Мой отец обратился к вере, но, насколько мне известно, не преодолел оной. К слову: он вступил в брак с женщиной всего на четыре года старше меня, и у них новорожденный ребенок. Жене двадцать девять лет. Ему шестьдесят девять. За несколько лет до их знакомства он получил солидное наследство от деда, афинского судовладельца. Должно быть, расценил это как знак того, что он стал на путь истинный. Как раз когда его страна оказалась на грани банкротства, Бог даровал ему деньги. И любовь. И новорожденную дочку. Отца я не видела с четырнадцати лет. Он не нашел причин расстаться ни с одним евро из своего благоприобретенного богатства, так что я попала в зависимость от матери. Она — мой кредитор, а я расплачиваюсь с ней своими ногами. Гоняет она их в хвост и в гриву.
Для утверждения займа на оплату лечения в клинике Гомеса Розе пришлось взять меня с собой на собеседование к ипотечному оператору.
На все утро я отпросилась с работы, а значит, за три часа потеряла восемнадцать фунтов тридцать пенсов. Лил дождь; банковская красная ковровая дорожка промокла. Кругом были расклеены плакаты со словами о том, как много значит для банка наше благополучие; можно подумать, главная забота этого учреждения — права человека. Сидевший за компьютером молодой человек был обучен проявлять жизнерадостность и дружелюбие; изображать — в меру своего понимания — участливость; быть открытым и энергичным; любить свой нелепый красный галстук с логотипом банка. На красном бейдже значились его имя и должность, но уровень заработной платы там не фигурировал — видимо, где-то в районе честной бедности.

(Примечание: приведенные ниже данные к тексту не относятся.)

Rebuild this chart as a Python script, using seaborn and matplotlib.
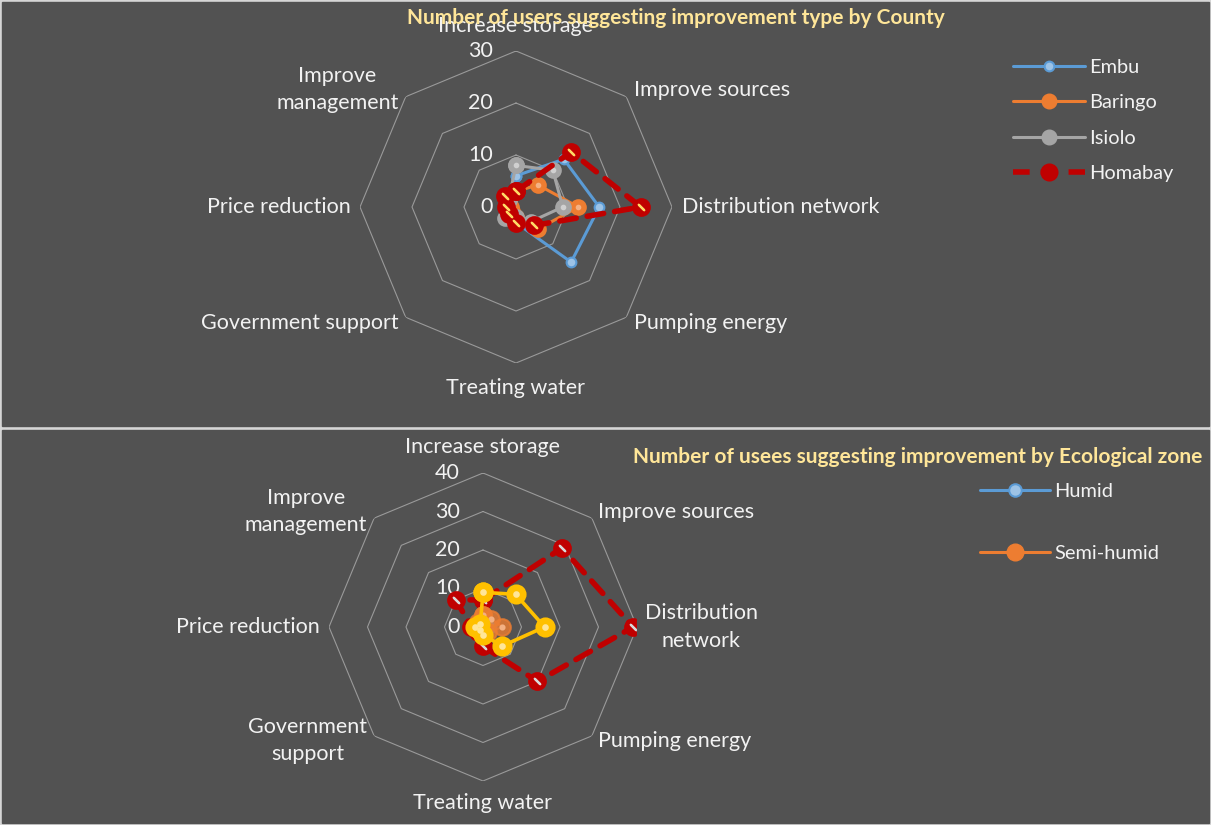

Клерк старался находить к нам индивидуальный подход; объективно оценивать наше положение; разговаривать простым и понятным языком. С плаката на нас взирала тройка отталкивающих банковских служащих; все они смеялись. Женщина была изображена в строгом костюме (пиджак с юбкой), мужчины — также в костюмах (пиджаки с брюками), их посыл передавал черты нашего с ними сходства и стирал наши различия: дескать, мы — разумные мечтатели с плохими зубами, в точности как вы; нам всем требуется отдельное жилье, чтобы ссориться с домашними только в Рождество.